Someone commented "in a few weeks, this will all be forgotten." Probably not, as in a few weeks is Second Life's fourteen anniversary. While both Linden Lab and the residents celebrate the virtual world's birthday, there's little doubt that the mess over the bunnies will be on the back's of peoples' minds. A chance to tout the joys and fun of being in a virtual world can easily be challenged by skeptics, "but what about those who spend months to years caring for virtual pets, only to see them croak because the maker got served in court?"

One person I talked to called the case evidence that if a resident had a great idea, do it him or herself.
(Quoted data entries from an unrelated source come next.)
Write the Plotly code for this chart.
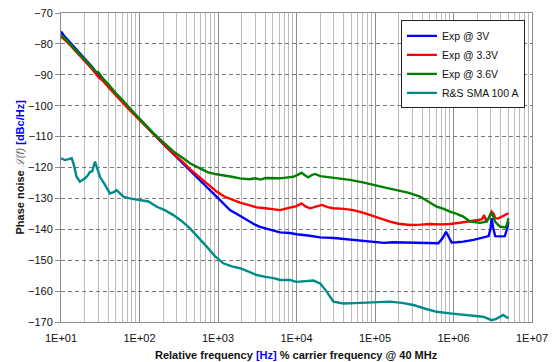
import plotly.graph_objects as go

# ---------------- data ----------------
f_blue = [10, 11, 13, 16, 20, 25, 30, 35, 40, 50, 60, 70, 85, 100, 120, 150, 200, 270, 360, 450, 590, 750,
          960, 1200, 1420, 1900, 2320, 3000, 3430, 4170, 5000, 6170, 8260, 10000, 14000, 20000, 30000, 43600,
          60000, 95000, 130000, 170000, 253000, 400000, 641000, 720000, 804000, 870000, 949000, 1100000,
          1330000, 1800000, 2180000, 2800000, 2950000, 3060000, 3200000, 3400000, 4000000, 4500000, 4800000,
          5000000]
v_blue = [-76.0, -77.5, -79.5, -82.0, -84.8, -87.5, -90.3, -91.7, -93.5, -96.3, -98.4, -100.3, -102.5, -104.4,
          -106.6, -109.3, -112.4, -115.6, -118.8, -121.4, -124.2, -126.8, -129.4, -132.0, -133.8, -135.6,
          -137.0, -138.6, -139.2, -139.8, -140.4, -141.0, -141.2, -141.6, -142.0, -142.6, -142.8, -143.2,
          -143.6, -144.0, -144.4, -144.2, -144.3, -144.6, -144.5, -143.0, -140.8, -142.5, -144.3, -144.2,
          -144.0, -143.4, -142.9, -142.2, -140.0, -136.4, -139.5, -142.2, -142.3, -142.2, -140.0, -137.5]

f_red = [10, 11, 13, 16, 20, 25, 30, 35, 40, 50, 60, 70, 85, 100, 120, 150, 200, 270, 361, 450, 590, 750, 961,
         1200, 1500, 1906, 2500, 3110, 4000, 5000, 6170, 8260, 10000, 11600, 13000, 14900, 17000, 21000,
         25000, 29500, 40000, 53000, 70000, 86300, 120000, 155000, 200000, 279000, 380000, 501000, 700000,
         902000, 1200000, 1470000, 1900000, 2290000, 2460000, 2600000, 2800000, 3060000, 3250000, 3400000,
         3700000, 4100000, 4500000, 5000000]
v_red = [-77.7, -78.5, -80.3, -82.8, -85.5, -88.2, -90.8, -92.2, -93.9, -96.8, -98.8, -100.6, -102.8, -104.6,
         -106.7, -109.3, -112.3, -115.5, -118.3, -120.8, -123.3, -125.8, -127.8, -129.4, -130.4, -131.4,
         -132.2, -132.9, -133.2, -133.5, -133.8, -133.0, -132.5, -131.6, -132.6, -133.2, -132.7, -132.1,
         -132.8, -133.2, -133.4, -133.8, -134.6, -135.4, -136.6, -137.5, -138.2, -138.6, -138.5, -138.3,
         -138.4, -138.3, -137.9, -137.5, -137.2, -136.8, -135.4, -137.2, -136.5, -134.3, -135.0, -136.4,
         -136.5, -135.9, -135.6, -134.8]

f_green = [10, 11, 13, 16, 20, 25, 28, 30, 35, 40, 50, 60, 70, 85, 100, 120, 150, 200, 270, 361, 450, 590, 750,
           961, 1200, 1500, 1906, 2500, 3000, 3500, 4000, 5030, 6170, 8260, 9100, 10500, 11600, 12800, 14100,
           15500, 17200, 20000, 26700, 35000, 48000, 70000, 95000, 140000, 189000, 270000, 374000, 480000,
           611000, 750000, 902000, 1100000, 1330000, 1620000, 2180000, 2650000, 2850000, 3060000, 3250000,
           3380000, 3900000, 4530000, 4800000, 5000000]
v_green = [-77.0, -78.0, -80.0, -82.4, -85.0, -87.6, -89.0, -89.2, -91.5, -93.0, -96.0, -98.0, -100.0, -102.3,
           -104.2, -106.3, -108.9, -111.8, -114.8, -117.0, -118.8, -120.3, -121.6, -122.2, -122.5, -123.0,
           -123.5, -123.8, -123.5, -123.9, -123.4, -123.5, -123.5, -123.1, -123.0, -122.3, -121.7, -122.5,
           -123.2, -122.5, -122.1, -122.8, -123.2, -123.5, -124.0, -124.8, -125.7, -126.6, -127.3, -128.2,
           -129.4, -131.0, -132.7, -133.4, -134.3, -135.0, -135.9, -137.5, -137.9, -137.5, -136.0, -134.6,
           -136.2, -137.5, -139.1, -139.4, -138.5, -136.4]

f_teal = [10, 11.2, 12.5, 13.7, 14.5, 15.8, 17.4, 18.5, 20.2, 22, 23.4, 25, 26, 27.1, 28.5, 31.4, 36, 42, 47,
          51, 56, 62, 75, 101, 130, 166, 210, 270, 340, 440, 560, 718, 900, 1166, 1500, 1906, 2500, 3110,
          4000, 5100, 6170, 8260, 10000, 13000, 16400, 20000, 24000, 29500, 39400, 55000, 71000, 100000,
          155000, 220000, 309000, 450000, 611000, 900000, 1330000, 1800000, 2370000, 2800000, 3060000,
          3500000, 4000000, 4300000, 4700000, 5000000]
v_teal = [-117.0, -117.6, -117.3, -117.0, -119.0, -123.0, -124.6, -124.2, -123.5, -122.5, -121.4, -121.3,
          -120.0, -118.1, -119.8, -123.0, -125.5, -128.4, -128.0, -127.3, -128.3, -129.4, -130.0, -130.5,
          -131.0, -132.7, -133.8, -135.4, -137.2, -139.7, -142.5, -145.6, -148.5, -151.0, -152.0, -152.6,
          -153.8, -154.8, -155.4, -155.8, -156.4, -156.4, -157.0, -156.8, -156.6, -157.5, -160.0, -163.4,
          -164.0, -163.9, -163.8, -163.6, -163.4, -163.8, -164.5, -165.8, -166.7, -167.2, -167.7, -168.0,
          -168.3, -169.0, -169.4, -169.0, -168.0, -167.7, -168.4, -168.8]

series_names = ["Exp @ 3V", "Exp @ 3.3V", "Exp @ 3.6V", "R&S SMA 100 A"]
series_colors = ["#0000FF", "#FF0000", "#008000", "#008B8B"]

x_tickvals = [1e1, 1e2, 1e3, 1e4, 1e5, 1e6, 1e7]
x_ticktext = ["1E+01", "1E+02", "1E+03", "1E+04", "1E+05", "1E+06", "1E+07"]
y_tickvals = [-70, -80, -90, -100, -110, -120, -130, -140, -150, -160, -170]

x_title = "<b>Relative frequency <span style='color:#0000FF'>[Hz]</span> % carrier frequency @ 40 MHz</b>"
y_title = ("<b>Phase noise</b> <i><span style='color:#666'>ℒ(f)</span></i> "
           "<b><span style='color:#0000FF'>[dBc/Hz]</span></b>")

# ---------------- figure ----------------
FONT = "Liberation Sans, Arial, sans-serif"
fig = go.Figure()
for fx, vy, name, col in zip([f_blue, f_red, f_green, f_teal], [v_blue, v_red, v_green, v_teal],
                             series_names, series_colors):
    fig.add_trace(go.Scatter(x=fx, y=vy, mode="lines", name=name,
                             line=dict(color=col, width=2.4)))

fig.update_layout(
    width=553, height=362,
    margin=dict(l=61, r=21, t=13, b=40, autoexpand=False),
    paper_bgcolor="white", plot_bgcolor="white",
    font=dict(family=FONT, size=11, color="#111"),
    showlegend=True,
    legend=dict(x=0.985, y=0.976, xanchor="right", yanchor="top",
                bgcolor="white", bordercolor="#222", borderwidth=1,
                font=dict(family=FONT, size=10.5, color="#111"),
                tracegroupgap=0, itemwidth=30),
    annotations=[
        dict(text=x_title, xref="paper", yref="paper", x=0.5, y=0, xanchor="center",
             yanchor="middle", yshift=-33, showarrow=False, font=dict(size=11, color="#111")),
        dict(text=y_title, xref="paper", yref="paper", x=0, y=0.5, xanchor="center",
             yanchor="middle", xshift=-42, textangle=-90, showarrow=False,
             font=dict(size=11, color="#111")),
    ],
)

fig.update_xaxes(
    type="log", range=[1, 7], automargin=False,
    tickmode="array", tickvals=x_tickvals, ticktext=x_ticktext,
    showgrid=True, gridcolor="#8c8c8c", gridwidth=1,
    minor=dict(dtick="D1", showgrid=True, gridcolor="#bdbdbd", gridwidth=1, ticks=""),
    showline=True, linecolor="#8c8c8c", linewidth=1, mirror=True,
    ticks="outside", ticklen=6, tickcolor="rgba(0,0,0,0)",
    tickfont=dict(size=11, color="#111"),
    zeroline=False,
)
fig.update_yaxes(
    range=[-170, -70], tickmode="array", tickvals=y_tickvals, automargin=False,
    showgrid=True, gridcolor="#7a7a7a", gridwidth=1, griddash="4px,3px",
    showline=True, linecolor="#8c8c8c", linewidth=1, mirror=True,
    ticks="outside", ticklen=5, tickcolor="#8c8c8c",
    tickfont=dict(size=11, color="#111"),
    zeroline=False,
)

fig.write_html("out.html", config={"displayModeBar": False},
               post_script="document.body.style.margin='0';document.body.style.overflow='hidden';")
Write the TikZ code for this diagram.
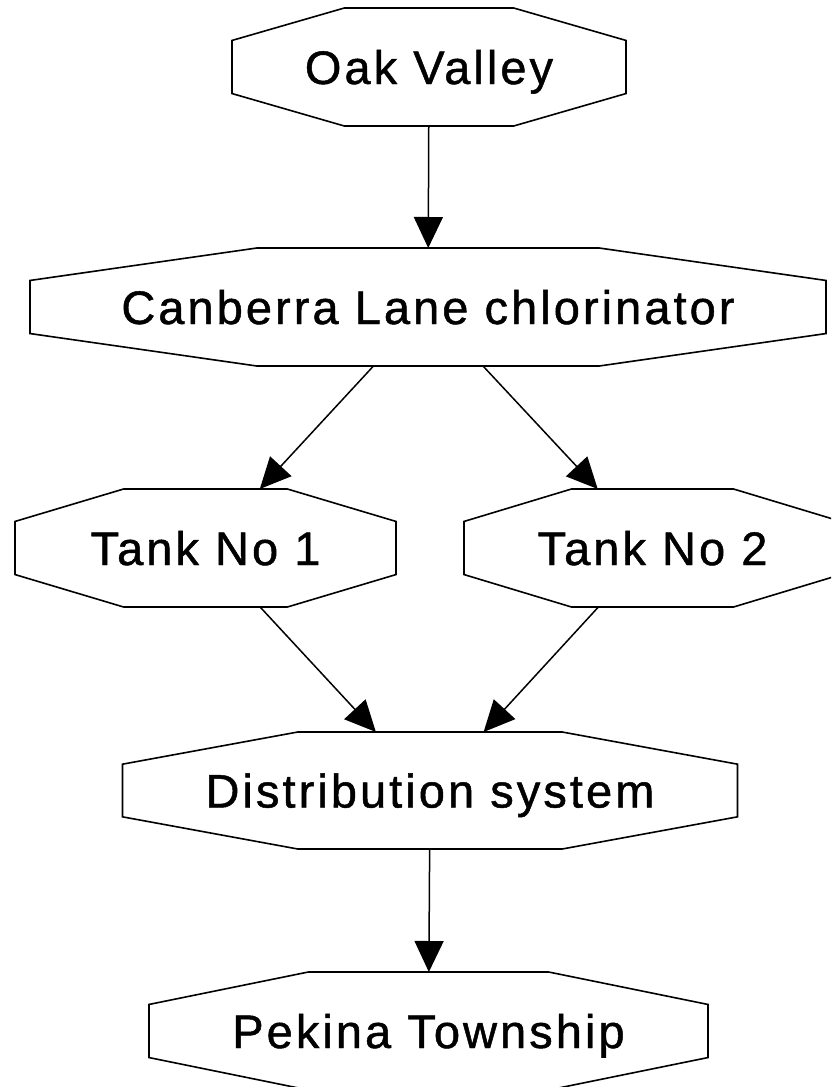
\documentclass[tikz,border=0pt]{standalone}
\usepackage{fontspec}
\setmainfont{Liberation Sans}[LetterSpace=6.5,FakeBold=1]
\usetikzlibrary{calc,arrows.meta}
\newcommand{\octframe}[1]{%
  \draw[octline] ($(#1.north)!0.43!(#1.north west)$) -- ($(#1.north)!0.43!(#1.north east)$)
    -- ($(#1.east)!0.45!(#1.north east)$) -- ($(#1.east)!0.45!(#1.south east)$)
    -- ($(#1.south)!0.43!(#1.south east)$) -- ($(#1.south)!0.43!(#1.south west)$)
    -- ($(#1.west)!0.45!(#1.south west)$) -- ($(#1.west)!0.45!(#1.north west)$) -- cycle;}
\tikzset{
  octnode/.style={inner sep=0pt, outer sep=0pt, text height=34pt, text depth=0pt,
    font=\fontsize{47}{54}\selectfont},
  octline/.style={draw=black, line width=1.6pt, line join=miter},
  flow/.style={draw=black, line width=1.5pt, -{Triangle[length=31pt,width=29pt]}}
}
\begin{document}
\begin{tikzpicture}[x=1pt,y=-1pt]
\useasboundingbox (0,0) rectangle (831,1087);
\clip (0,0) rectangle (831,1087);
\fill[white] (0,0) rectangle (831,1087);
\node[octnode, minimum width=394pt, minimum height=118pt] (oak) at (429,67) {Oak Valley};
\node[octnode, minimum width=796pt, minimum height=118pt] (can) at (428,307) {Canberra Lane chlorinator};
\node[octnode, minimum width=381pt, minimum height=118pt] (t1) at (205.5,548) {Tank No 1};
\node[octnode, minimum width=377pt, minimum height=118pt] (t2) at (652.5,548) {Tank No 2};
\node[octnode, minimum width=615pt, minimum height=117pt] (dist) at (430,790.5) {Distribution system};
\node[octnode, minimum width=559pt, minimum height=118pt] (pek) at (428.5,1031) {Pekina Township};
\octframe{oak}
\octframe{can}
\octframe{t1}
\octframe{t2}
\octframe{dist}
\octframe{pek}
\draw[flow] (oak) -- (can);
\draw[flow] (can) -- (t1);
\draw[flow] (can) -- (t2);
\draw[flow] (t1) -- (dist);
\draw[flow] (t2) -- (dist);
\draw[flow] (dist) -- (pek);
\end{tikzpicture}
\end{document}
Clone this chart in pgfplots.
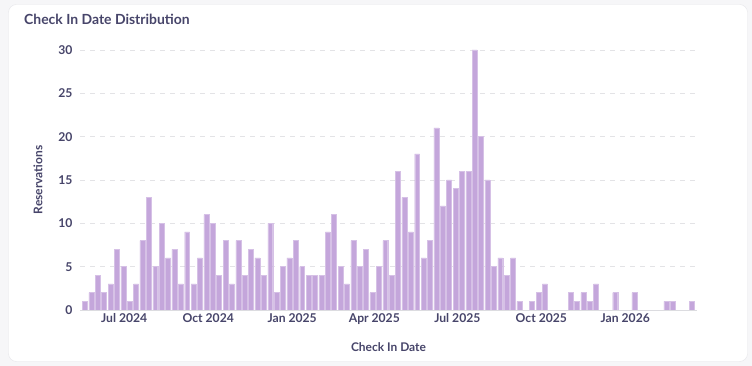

Trouble is, the more complex a product, the more difficult it is for one person to handle, in the case of virtual pets, the coding, the design, the marketing, the financial paperwork, organizing events around the product, and more. Most people, especially those with real life jobs and family, would have to get help for such a project, or their idea will never see the light of day. And unless they can get all the needed people from within their circle of friends, that means looking for a business partner. One side effect of the Ozimals trouble may be some aspiring content creators shelving their ideas out of fear of legal trouble should the business partnership dissolve.

In the meantime, virtual life for the bunny owners, at least those who used the timepieces, goes on, continuing to trade and sell nests in the "For The Love of Oz" group. But no more will be created. A number of them have thanked the Newser and others for helping to spread the word about the timepieces and other tools used to keep the virtual pets active. We at the Newser appreciate their kind and heartfelt words, and wish them the best of luck with their pets.

Sources: New World Notes, BBC News

Bixyl Shuftan

1 comment:

  1. We could also all just wear our big girl and boy panties and realize that sometimes shit happens and move on. I think Ozimals handled it beautifully. They thought of everything they could to help out the bunny owners. After that we just have to be grown ups and be thankful we got what we did.